▶ [MATERIAL]:
⁂

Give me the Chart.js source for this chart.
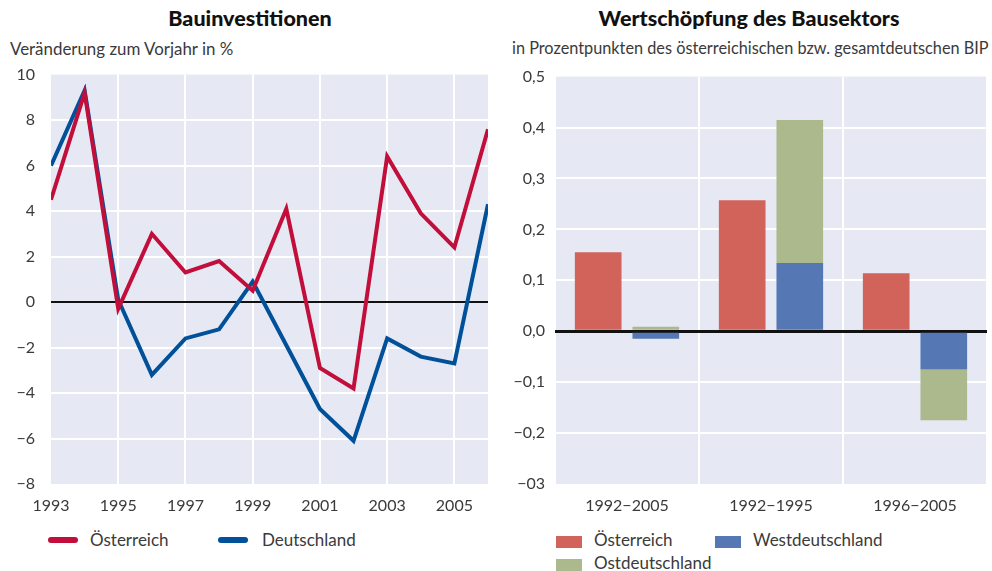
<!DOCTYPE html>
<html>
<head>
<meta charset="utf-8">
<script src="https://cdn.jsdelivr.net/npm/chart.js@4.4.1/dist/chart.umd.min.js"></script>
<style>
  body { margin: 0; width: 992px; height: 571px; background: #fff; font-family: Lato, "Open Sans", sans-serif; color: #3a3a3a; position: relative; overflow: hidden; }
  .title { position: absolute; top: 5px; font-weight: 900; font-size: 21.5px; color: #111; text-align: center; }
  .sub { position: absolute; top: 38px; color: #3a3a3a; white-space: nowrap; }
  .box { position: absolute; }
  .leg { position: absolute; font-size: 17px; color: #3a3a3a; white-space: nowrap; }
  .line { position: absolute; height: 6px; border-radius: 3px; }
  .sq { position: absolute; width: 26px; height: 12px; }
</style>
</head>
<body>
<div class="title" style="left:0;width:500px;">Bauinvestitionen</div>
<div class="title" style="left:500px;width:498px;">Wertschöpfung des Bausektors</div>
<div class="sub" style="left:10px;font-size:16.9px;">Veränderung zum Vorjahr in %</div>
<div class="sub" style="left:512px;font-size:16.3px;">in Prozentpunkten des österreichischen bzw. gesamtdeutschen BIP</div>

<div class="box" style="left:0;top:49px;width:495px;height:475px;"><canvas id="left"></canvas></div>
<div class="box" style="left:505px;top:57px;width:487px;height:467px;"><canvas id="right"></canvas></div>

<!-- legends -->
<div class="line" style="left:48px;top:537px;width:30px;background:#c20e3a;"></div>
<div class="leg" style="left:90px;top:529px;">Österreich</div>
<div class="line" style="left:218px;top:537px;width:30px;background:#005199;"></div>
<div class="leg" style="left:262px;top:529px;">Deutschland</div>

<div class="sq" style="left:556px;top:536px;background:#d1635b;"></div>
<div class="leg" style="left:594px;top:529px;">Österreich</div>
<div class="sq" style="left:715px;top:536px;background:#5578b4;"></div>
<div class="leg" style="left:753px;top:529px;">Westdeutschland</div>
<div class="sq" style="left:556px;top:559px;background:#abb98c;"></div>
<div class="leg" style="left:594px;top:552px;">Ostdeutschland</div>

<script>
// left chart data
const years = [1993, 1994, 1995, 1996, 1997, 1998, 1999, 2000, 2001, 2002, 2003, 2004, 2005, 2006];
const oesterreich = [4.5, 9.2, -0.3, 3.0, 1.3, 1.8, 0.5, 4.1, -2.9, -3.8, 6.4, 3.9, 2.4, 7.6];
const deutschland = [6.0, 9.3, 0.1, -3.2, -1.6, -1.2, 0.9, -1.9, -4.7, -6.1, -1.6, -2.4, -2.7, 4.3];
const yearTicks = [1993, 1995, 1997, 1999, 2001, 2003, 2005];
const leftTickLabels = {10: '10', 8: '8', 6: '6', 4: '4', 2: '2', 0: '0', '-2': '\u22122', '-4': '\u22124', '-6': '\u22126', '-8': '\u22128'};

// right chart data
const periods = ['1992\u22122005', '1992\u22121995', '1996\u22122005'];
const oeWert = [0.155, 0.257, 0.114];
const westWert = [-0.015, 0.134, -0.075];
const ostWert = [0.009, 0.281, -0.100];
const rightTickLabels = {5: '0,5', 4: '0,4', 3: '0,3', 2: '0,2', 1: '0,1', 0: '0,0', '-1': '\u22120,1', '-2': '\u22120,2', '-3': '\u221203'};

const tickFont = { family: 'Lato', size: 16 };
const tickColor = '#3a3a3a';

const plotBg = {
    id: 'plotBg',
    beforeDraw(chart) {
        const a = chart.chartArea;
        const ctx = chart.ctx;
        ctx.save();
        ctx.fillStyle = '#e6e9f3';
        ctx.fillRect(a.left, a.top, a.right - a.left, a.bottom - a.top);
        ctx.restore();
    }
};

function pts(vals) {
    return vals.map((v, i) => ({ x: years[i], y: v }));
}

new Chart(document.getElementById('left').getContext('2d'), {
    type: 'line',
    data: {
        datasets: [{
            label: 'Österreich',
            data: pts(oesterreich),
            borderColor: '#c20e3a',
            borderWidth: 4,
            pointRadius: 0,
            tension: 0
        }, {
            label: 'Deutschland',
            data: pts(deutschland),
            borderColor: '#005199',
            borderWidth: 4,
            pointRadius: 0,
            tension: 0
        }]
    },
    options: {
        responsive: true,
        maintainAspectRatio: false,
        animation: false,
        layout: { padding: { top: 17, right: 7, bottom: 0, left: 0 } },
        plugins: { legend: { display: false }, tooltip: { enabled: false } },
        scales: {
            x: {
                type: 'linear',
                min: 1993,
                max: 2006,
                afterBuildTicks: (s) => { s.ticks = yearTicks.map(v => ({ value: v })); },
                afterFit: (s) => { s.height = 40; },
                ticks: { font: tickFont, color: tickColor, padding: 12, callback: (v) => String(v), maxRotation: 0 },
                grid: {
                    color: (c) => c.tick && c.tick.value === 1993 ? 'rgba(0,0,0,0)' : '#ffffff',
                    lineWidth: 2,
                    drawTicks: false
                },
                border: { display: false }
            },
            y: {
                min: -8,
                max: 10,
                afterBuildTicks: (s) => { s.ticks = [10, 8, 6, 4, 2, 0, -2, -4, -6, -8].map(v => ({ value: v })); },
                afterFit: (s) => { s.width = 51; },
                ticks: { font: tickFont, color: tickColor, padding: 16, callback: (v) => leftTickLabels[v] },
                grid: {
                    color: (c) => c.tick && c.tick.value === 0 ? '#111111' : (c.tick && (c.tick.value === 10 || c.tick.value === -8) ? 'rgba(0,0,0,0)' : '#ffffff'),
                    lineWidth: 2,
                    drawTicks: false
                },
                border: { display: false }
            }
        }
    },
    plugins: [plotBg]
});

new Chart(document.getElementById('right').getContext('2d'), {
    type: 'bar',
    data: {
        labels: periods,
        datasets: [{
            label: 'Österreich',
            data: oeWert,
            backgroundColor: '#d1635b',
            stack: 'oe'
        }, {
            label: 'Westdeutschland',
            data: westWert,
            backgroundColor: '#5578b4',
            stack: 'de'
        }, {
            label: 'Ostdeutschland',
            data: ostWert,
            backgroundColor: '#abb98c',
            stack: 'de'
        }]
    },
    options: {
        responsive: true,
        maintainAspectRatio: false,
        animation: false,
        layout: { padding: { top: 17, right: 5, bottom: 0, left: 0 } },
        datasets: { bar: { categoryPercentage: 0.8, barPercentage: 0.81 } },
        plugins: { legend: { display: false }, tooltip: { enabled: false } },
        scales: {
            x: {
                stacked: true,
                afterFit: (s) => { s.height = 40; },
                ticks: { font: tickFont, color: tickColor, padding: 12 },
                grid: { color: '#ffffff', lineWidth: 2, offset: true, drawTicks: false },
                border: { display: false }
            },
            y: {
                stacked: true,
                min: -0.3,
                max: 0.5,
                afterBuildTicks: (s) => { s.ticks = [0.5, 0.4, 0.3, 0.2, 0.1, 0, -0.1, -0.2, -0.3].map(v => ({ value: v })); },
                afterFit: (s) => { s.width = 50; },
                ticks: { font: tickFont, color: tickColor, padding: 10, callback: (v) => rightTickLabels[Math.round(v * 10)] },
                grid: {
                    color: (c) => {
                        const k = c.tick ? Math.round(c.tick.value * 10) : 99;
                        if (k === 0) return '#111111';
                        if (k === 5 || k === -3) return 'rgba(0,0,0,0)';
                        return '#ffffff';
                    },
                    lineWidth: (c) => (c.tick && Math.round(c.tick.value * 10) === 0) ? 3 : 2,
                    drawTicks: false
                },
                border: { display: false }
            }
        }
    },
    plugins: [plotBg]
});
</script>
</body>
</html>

⁂

▶ [PROBLEM TO SOLVE]: Transcribe all the lines above exactly, apart from the pictures.

▶ [EXERCISE OUTPUT]:
Give me the Chart.js source for this chart.
<!DOCTYPE html>
<html>
<head>
<meta charset="utf-8">
<script src="https://cdn.jsdelivr.net/npm/chart.js@4.4.1/dist/chart.umd.min.js"></script>
<style>
  body { margin: 0; width: 992px; height: 571px; background: #fff; font-family: Lato, "Open Sans", sans-serif; color: #3a3a3a; position: relative; overflow: hidden; }
  .title { position: absolute; top: 5px; font-weight: 900; font-size: 21.5px; color: #111; text-align: center; }
  .sub { position: absolute; top: 38px; color: #3a3a3a; white-space: nowrap; }
  .box { position: absolute; }
  .leg { position: absolute; font-size: 17px; color: #3a3a3a; white-space: nowrap; }
  .line { position: absolute; height: 6px; border-radius: 3px; }
  .sq { position: absolute; width: 26px; height: 12px; }
</style>
</head>
<body>
<div class="title" style="left:0;width:500px;">Bauinvestitionen</div>
<div class="title" style="left:500px;width:498px;">Wertschöpfung des Bausektors</div>
<div class="sub" style="left:10px;font-size:16.9px;">Veränderung zum Vorjahr in %</div>
<div class="sub" style="left:512px;font-size:16.3px;">in Prozentpunkten des österreichischen bzw. gesamtdeutschen BIP</div>

<div class="box" style="left:0;top:49px;width:495px;height:475px;"><canvas id="left"></canvas></div>
<div class="box" style="left:505px;top:57px;width:487px;height:467px;"><canvas id="right"></canvas></div>

<!-- legends -->
<div class="line" style="left:48px;top:537px;width:30px;background:#c20e3a;"></div>
<div class="leg" style="left:90px;top:529px;">Österreich</div>
<div class="line" style="left:218px;top:537px;width:30px;background:#005199;"></div>
<div class="leg" style="left:262px;top:529px;">Deutschland</div>

<div class="sq" style="left:556px;top:536px;background:#d1635b;"></div>
<div class="leg" style="left:594px;top:529px;">Österreich</div>
<div class="sq" style="left:715px;top:536px;background:#5578b4;"></div>
<div class="leg" style="left:753px;top:529px;">Westdeutschland</div>
<div class="sq" style="left:556px;top:559px;background:#abb98c;"></div>
<div class="leg" style="left:594px;top:552px;">Ostdeutschland</div>

<script>
// left chart data
const years = [1993, 1994, 1995, 1996, 1997, 1998, 1999, 2000, 2001, 2002, 2003, 2004, 2005, 2006];
const oesterreich = [4.5, 9.2, -0.3, 3.0, 1.3, 1.8, 0.5, 4.1, -2.9, -3.8, 6.4, 3.9, 2.4, 7.6];
const deutschland = [6.0, 9.3, 0.1, -3.2, -1.6, -1.2, 0.9, -1.9, -4.7, -6.1, -1.6, -2.4, -2.7, 4.3];
const yearTicks = [1993, 1995, 1997, 1999, 2001, 2003, 2005];
const leftTickLabels = {10: '10', 8: '8', 6: '6', 4: '4', 2: '2', 0: '0', '-2': '\u22122', '-4': '\u22124', '-6': '\u22126', '-8': '\u22128'};

// right chart data
const periods = ['1992\u22122005', '1992\u22121995', '1996\u22122005'];
const oeWert = [0.155, 0.257, 0.114];
const westWert = [-0.015, 0.134, -0.075];
const ostWert = [0.009, 0.281, -0.100];
const rightTickLabels = {5: '0,5', 4: '0,4', 3: '0,3', 2: '0,2', 1: '0,1', 0: '0,0', '-1': '\u22120,1', '-2': '\u22120,2', '-3': '\u221203'};

const tickFont = { family: 'Lato', size: 16 };
const tickColor = '#3a3a3a';

const plotBg = {
    id: 'plotBg',
    beforeDraw(chart) {
        const a = chart.chartArea;
        const ctx = chart.ctx;
        ctx.save();
        ctx.fillStyle = '#e6e9f3';
        ctx.fillRect(a.left, a.top, a.right - a.left, a.bottom - a.top);
        ctx.restore();
    }
};

function pts(vals) {
    return vals.map((v, i) => ({ x: years[i], y: v }));
}

new Chart(document.getElementById('left').getContext('2d'), {
    type: 'line',
    data: {
        datasets: [{
            label: 'Österreich',
            data: pts(oesterreich),
            borderColor: '#c20e3a',
            borderWidth: 4,
            pointRadius: 0,
            tension: 0
        }, {
            label: 'Deutschland',
            data: pts(deutschland),
            borderColor: '#005199',
            borderWidth: 4,
            pointRadius: 0,
            tension: 0
        }]
    },
    options: {
        responsive: true,
        maintainAspectRatio: false,
        animation: false,
        layout: { padding: { top: 17, right: 7, bottom: 0, left: 0 } },
        plugins: { legend: { display: false }, tooltip: { enabled: false } },
        scales: {
            x: {
                type: 'linear',
                min: 1993,
                max: 2006,
                afterBuildTicks: (s) => { s.ticks = yearTicks.map(v => ({ value: v })); },
                afterFit: (s) => { s.height = 40; },
                ticks: { font: tickFont, color: tickColor, padding: 12, callback: (v) => String(v), maxRotation: 0 },
                grid: {
                    color: (c) => c.tick && c.tick.value === 1993 ? 'rgba(0,0,0,0)' : '#ffffff',
                    lineWidth: 2,
                    drawTicks: false
                },
                border: { display: false }
            },
            y: {
                min: -8,
                max: 10,
                afterBuildTicks: (s) => { s.ticks = [10, 8, 6, 4, 2, 0, -2, -4, -6, -8].map(v => ({ value: v })); },
                afterFit: (s) => { s.width = 51; },
                ticks: { font: tickFont, color: tickColor, padding: 16, callback: (v) => leftTickLabels[v] },
                grid: {
                    color: (c) => c.tick && c.tick.value === 0 ? '#111111' : (c.tick && (c.tick.value === 10 || c.tick.value === -8) ? 'rgba(0,0,0,0)' : '#ffffff'),
                    lineWidth: 2,
                    drawTicks: false
                },
                border: { display: false }
            }
        }
    },
    plugins: [plotBg]
});

new Chart(document.getElementById('right').getContext('2d'), {
    type: 'bar',
    data: {
        labels: periods,
        datasets: [{
            label: 'Österreich',
            data: oeWert,
            backgroundColor: '#d1635b',
            stack: 'oe'
        }, {
            label: 'Westdeutschland',
            data: westWert,
            backgroundColor: '#5578b4',
            stack: 'de'
        }, {
            label: 'Ostdeutschland',
            data: ostWert,
            backgroundColor: '#abb98c',
            stack: 'de'
        }]
    },
    options: {
        responsive: true,
        maintainAspectRatio: false,
        animation: false,
        layout: { padding: { top: 17, right: 5, bottom: 0, left: 0 } },
        datasets: { bar: { categoryPercentage: 0.8, barPercentage: 0.81 } },
        plugins: { legend: { display: false }, tooltip: { enabled: false } },
        scales: {
            x: {
                stacked: true,
                afterFit: (s) => { s.height = 40; },
                ticks: { font: tickFont, color: tickColor, padding: 12 },
                grid: { color: '#ffffff', lineWidth: 2, offset: true, drawTicks: false },
                border: { display: false }
            },
            y: {
                stacked: true,
                min: -0.3,
                max: 0.5,
                afterBuildTicks: (s) => { s.ticks = [0.5, 0.4, 0.3, 0.2, 0.1, 0, -0.1, -0.2, -0.3].map(v => ({ value: v })); },
                afterFit: (s) => { s.width = 50; },
                ticks: { font: tickFont, color: tickColor, padding: 10, callback: (v) => rightTickLabels[Math.round(v * 10)] },
                grid: {
                    color: (c) => {
                        const k = c.tick ? Math.round(c.tick.value * 10) : 99;
                        if (k === 0) return '#111111';
                        if (k === 5 || k === -3) return 'rgba(0,0,0,0)';
                        return '#ffffff';
                    },
                    lineWidth: (c) => (c.tick && Math.round(c.tick.value * 10) === 0) ? 3 : 2,
                    drawTicks: false
                },
                border: { display: false }
            }
        }
    },
    plugins: [plotBg]
});
</script>
</body>
</html>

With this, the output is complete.